Most of we men had not given much thought to who we wanted to be as men. Even though we might have been intentional about some of the values which guided our lives somehow we had managed to continue to relate to the women in our lives much as had our fathers. In some ways that was not bad. For the most part we revered women as caretakers and homemakers and we admired women who pursued a career outside of the home, but women, on the whole still did not think we truly respected them or were emotionally present to or with them.
As was true for most of the men I know, I had not grown up learning to explore and discuss emotional issues with men. Spiritually I had heard a lot of conservative religious platitude or truisms such as the man was the head of the house. We men did not share emotions with ourselves, with the other men or the women in our lives. In many respects we were consciously or unconsciously modeling our emotional selves on the John Wayne model. The costume might now be a different outfit - a Brooks Brother suit or even a clerical robe - but the behavior was still that of the strong, unemotional, take no prisoners, hard-working male.
One of more interesting behavioral characteristics which we discovered was that much, if not most, of our behavior was intended to impress other men. Unless we were actively pursuing a woman romantically or sexually we were not interested in their opinions. In fact, since puberty we had adopted the belief that we should hourly, if not more often, desire females while seeking out other males for serious relationships.
We also discovered that often, but not always, gay men had healthier, more respectful relationships with women than did heterosexual men.
Despite the fact that many of we men then had graduate degrees in theology, divinity, psychology or sociology our behavior with and towards women was little different than the person who had not, for whatever reason, gained any formal education beyond high school.
Looking back, it is amazing that even the standard measure for intelligence did not reveal the level of stupidity of many us.
Obviously we had a lot of work to do.
At any rate, K’s former partner was part of the men’s consciousness raising/support group of which I was a member in Pittsburgh in the early eighties. Eventually, K and that person ended their romantic relationship, but I would discover in true K fashion he would continue to offer support to him and his family.
If fact K and his spouse M are men who consistently insure that love is the guiding principle in all that they do.
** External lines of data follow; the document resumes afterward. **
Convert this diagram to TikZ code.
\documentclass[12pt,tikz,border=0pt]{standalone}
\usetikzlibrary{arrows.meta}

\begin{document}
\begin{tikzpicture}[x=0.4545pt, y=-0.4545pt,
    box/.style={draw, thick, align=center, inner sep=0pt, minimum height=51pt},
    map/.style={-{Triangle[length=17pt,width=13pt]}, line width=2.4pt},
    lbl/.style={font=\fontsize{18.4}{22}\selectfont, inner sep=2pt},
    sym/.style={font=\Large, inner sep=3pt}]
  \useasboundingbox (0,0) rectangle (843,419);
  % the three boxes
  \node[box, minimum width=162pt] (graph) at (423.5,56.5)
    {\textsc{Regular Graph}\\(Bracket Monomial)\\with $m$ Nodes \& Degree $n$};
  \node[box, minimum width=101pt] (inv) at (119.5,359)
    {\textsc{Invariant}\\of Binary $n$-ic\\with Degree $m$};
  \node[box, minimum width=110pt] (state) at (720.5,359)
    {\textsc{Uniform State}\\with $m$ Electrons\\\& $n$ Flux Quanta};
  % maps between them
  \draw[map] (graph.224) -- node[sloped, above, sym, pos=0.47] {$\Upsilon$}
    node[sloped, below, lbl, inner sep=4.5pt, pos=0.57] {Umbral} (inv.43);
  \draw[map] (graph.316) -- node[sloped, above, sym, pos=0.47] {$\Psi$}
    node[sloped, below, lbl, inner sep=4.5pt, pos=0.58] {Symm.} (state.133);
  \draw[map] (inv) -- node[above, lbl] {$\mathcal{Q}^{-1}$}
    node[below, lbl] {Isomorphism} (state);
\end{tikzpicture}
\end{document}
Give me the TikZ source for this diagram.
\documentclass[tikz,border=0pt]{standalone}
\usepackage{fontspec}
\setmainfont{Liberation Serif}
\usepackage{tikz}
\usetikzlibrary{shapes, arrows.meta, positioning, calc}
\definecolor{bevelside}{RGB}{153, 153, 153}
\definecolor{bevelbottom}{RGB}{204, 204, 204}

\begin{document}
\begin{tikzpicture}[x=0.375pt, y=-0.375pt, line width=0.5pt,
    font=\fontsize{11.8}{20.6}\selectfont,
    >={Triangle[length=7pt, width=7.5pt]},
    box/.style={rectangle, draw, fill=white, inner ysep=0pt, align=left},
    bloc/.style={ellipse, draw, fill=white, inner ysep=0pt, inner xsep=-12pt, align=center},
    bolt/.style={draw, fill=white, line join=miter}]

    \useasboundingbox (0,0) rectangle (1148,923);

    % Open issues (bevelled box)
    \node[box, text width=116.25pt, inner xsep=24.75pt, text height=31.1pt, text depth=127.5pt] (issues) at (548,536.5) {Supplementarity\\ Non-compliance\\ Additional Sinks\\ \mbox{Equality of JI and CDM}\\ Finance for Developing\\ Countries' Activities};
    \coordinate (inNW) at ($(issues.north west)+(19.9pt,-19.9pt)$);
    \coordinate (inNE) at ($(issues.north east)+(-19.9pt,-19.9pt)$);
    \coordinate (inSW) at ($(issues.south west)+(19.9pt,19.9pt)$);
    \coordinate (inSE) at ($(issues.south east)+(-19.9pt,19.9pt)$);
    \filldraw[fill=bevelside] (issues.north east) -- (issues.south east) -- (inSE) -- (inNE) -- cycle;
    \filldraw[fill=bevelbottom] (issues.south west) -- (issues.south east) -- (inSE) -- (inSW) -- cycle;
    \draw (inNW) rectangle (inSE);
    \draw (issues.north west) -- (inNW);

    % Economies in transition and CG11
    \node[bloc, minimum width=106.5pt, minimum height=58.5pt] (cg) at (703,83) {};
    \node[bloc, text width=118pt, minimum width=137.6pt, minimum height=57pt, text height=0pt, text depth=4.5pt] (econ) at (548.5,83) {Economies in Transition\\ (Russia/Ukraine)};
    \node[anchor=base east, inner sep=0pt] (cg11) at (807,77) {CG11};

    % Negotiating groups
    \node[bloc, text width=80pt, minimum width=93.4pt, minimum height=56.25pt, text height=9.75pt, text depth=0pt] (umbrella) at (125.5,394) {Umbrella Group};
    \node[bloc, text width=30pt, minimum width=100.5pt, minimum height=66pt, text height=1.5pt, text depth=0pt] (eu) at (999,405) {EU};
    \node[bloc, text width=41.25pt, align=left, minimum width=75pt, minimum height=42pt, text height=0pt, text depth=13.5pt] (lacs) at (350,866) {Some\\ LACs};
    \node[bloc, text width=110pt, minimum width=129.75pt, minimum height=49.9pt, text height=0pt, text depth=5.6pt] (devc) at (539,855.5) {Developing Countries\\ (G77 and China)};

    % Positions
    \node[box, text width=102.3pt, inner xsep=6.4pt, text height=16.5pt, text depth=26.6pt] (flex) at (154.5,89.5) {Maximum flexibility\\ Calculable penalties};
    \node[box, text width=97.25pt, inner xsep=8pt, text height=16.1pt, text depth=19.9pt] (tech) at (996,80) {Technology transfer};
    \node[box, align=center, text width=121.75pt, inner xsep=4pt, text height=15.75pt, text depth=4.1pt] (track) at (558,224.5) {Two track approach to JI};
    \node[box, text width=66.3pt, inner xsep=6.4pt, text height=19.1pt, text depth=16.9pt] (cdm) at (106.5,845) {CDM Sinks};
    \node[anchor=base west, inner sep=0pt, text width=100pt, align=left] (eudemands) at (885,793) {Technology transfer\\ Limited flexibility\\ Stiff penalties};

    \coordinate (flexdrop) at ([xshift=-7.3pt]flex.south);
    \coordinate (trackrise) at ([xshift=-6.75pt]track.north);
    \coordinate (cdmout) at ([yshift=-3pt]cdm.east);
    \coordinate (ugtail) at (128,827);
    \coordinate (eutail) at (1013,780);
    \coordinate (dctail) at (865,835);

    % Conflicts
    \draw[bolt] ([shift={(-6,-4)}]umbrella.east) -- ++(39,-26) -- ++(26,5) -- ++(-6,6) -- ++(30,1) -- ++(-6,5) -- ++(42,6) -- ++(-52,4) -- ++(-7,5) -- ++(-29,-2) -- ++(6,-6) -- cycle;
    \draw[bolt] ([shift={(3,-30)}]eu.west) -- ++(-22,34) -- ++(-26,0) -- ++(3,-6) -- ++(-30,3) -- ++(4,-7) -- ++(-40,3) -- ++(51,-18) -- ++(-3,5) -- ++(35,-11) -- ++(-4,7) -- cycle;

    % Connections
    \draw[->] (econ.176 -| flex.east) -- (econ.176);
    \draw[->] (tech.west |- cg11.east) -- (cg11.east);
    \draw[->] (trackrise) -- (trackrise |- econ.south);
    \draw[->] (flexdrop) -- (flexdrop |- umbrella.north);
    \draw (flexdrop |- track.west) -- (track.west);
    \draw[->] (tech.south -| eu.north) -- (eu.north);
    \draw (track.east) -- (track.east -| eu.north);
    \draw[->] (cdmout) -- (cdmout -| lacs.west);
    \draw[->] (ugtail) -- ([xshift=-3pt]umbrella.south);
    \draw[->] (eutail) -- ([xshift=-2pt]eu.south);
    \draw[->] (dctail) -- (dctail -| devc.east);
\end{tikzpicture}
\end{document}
Although they are both very accomplished professional men and can be trusted to take their professional responsibilities seriously, they always seem to make time to help and nurture family, friends and many others in the larger community. They give without expectations. Not surprisingly they are secret Santas.
They are strong, loving, dependable, responsible, emotionally present, eager to learn, humble people who happen to be male and happen to be blessed with intelligence.
The men’s group has not met as a men’s group in years although this does not mean that we have stopped talking about or reading about values/character. Nor have we stopped challenging each other to grow emotionally, spiritually and intellectually. We do gather as families now with each other and our respective spouses or, in some cases, former spouses and partners of some of us. We keep in touch via text, email, phone and visits. We will gather again in June when I am in Pittsburgh for routine medical appointments and other appointments.
Some of us also keep in touch with some of the folks who are still involved in the national organization. We are far from perfect and thus need to continue to challenge each other, but we are certainly aware of our need to keep re-examining who we are and who we want to become as friends, lovers, spouses, community members, workers/professionals, and fathers who happen to be males.